I just ended up getting two firespots and the liquid last molten sol.  I really didn't see the blushes show up on my skin, but I kind of liked the glimmershimmers.  Not enough to pay for them though.


----------



## AppleDiva (Jun 13, 2007)

I went to get Wondergrass 
	

	
	
		
		

		
			





 from C-Shock and I end up getting Dark Flower l/g.  I feel that Sun Metal l/s is similar to Tantress, so I will use those together to achieve the lip look on Sunstrip.
	

	
	
		
		

		
		
	


	




  Oh, yeah Saturnal was sold out @ the MAC freestanding near my house.  I was surprised.   Seems all I hear about is Firespot, which I totally bypassed.


----------



## La Ilusion (Jun 17, 2007)

(I'm NC43.) I got Firespot e/s and Moonbath l/g.  Love them both!


----------



## Twinkle_Twinkle (Jun 18, 2007)

I wasn't impressed with either of the blushes.  Afterdusk just didn't have any color payoff and left some half-assed sparkles when I swatched it on my hand.  I figured I could just use my Revenge Sheer Shimmer Powder instead.  And Other Worldly blush looks like Trace Gold.  Plus, how many highlighters does one really need?  Although the packaging is cute... 

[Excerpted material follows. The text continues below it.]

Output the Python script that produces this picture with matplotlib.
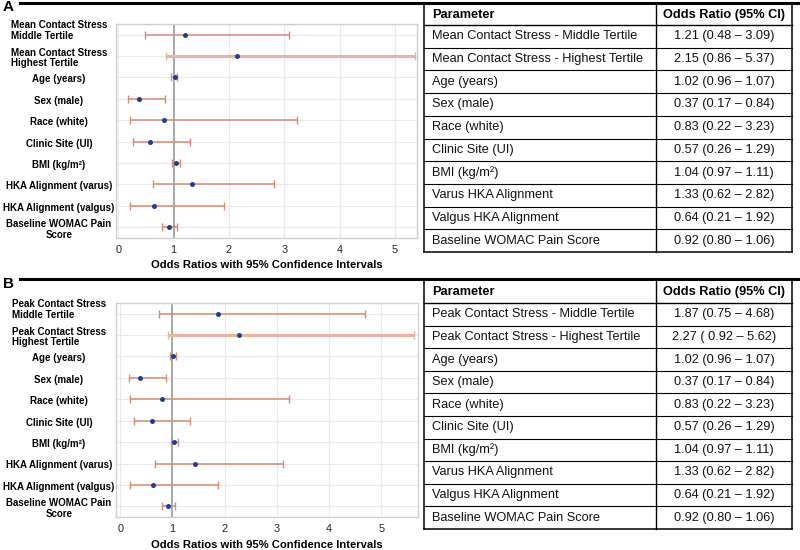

I got Saturnal and Firespot e/s (although Cosmic was really tempting me, I might pick it up later) and Honey Moon & Eclipse l/s.  I'm going to get Molten Sol at somepoint too and maybe take a look at the lipglasses.


----------



## trojanchick99 (Jun 18, 2007)

I absolutely adore Moonbathe.  I bought Firespot, Saturnal and Cosmic.  I already owned Cranberry.  My current fave look is Cosmic on the lid, Firespot on the inner corner and Saturnal on the outer corner.  

PS. I'm an NC40.


----------



## lsperry (Jun 18, 2007)

NW45 here. I already have cranberry es and sable wrap es from the 2006 Formal Black warm eyes palette and elaborate lg. So I purchased:

Solar Plum Lipstick
Dark flower lipglass
Cosmic, firespot and Claire de lune eyeshadows.
Other Wordly blush

I tried the face looks from the website and was sorely disappointed – the eye color placements really washed out my complexion – there was nothing there to give my eyes definition and depth. So, I decided to try a different color combo by applying the eye colors in a slanted-vertical line in this order – 
sable wrap – inner eye
firespot - next
cranberry - next
embark – outer v and lower eyelid liner
cosmic – brow
blacktrack fluidline – upper and lower liner

The colors blended so well together and really set off my eyes. I used other wordly blush on top of raizin blush to highlight my cheek bones.

The look was stunning and beautiful. My husband really liked it.

So, all in all, I like this collection! Can’t wait to try other eye-color combos…..


----------



## pruney1 (Mar 13, 2016)

this is selling for 150 on ebay


----------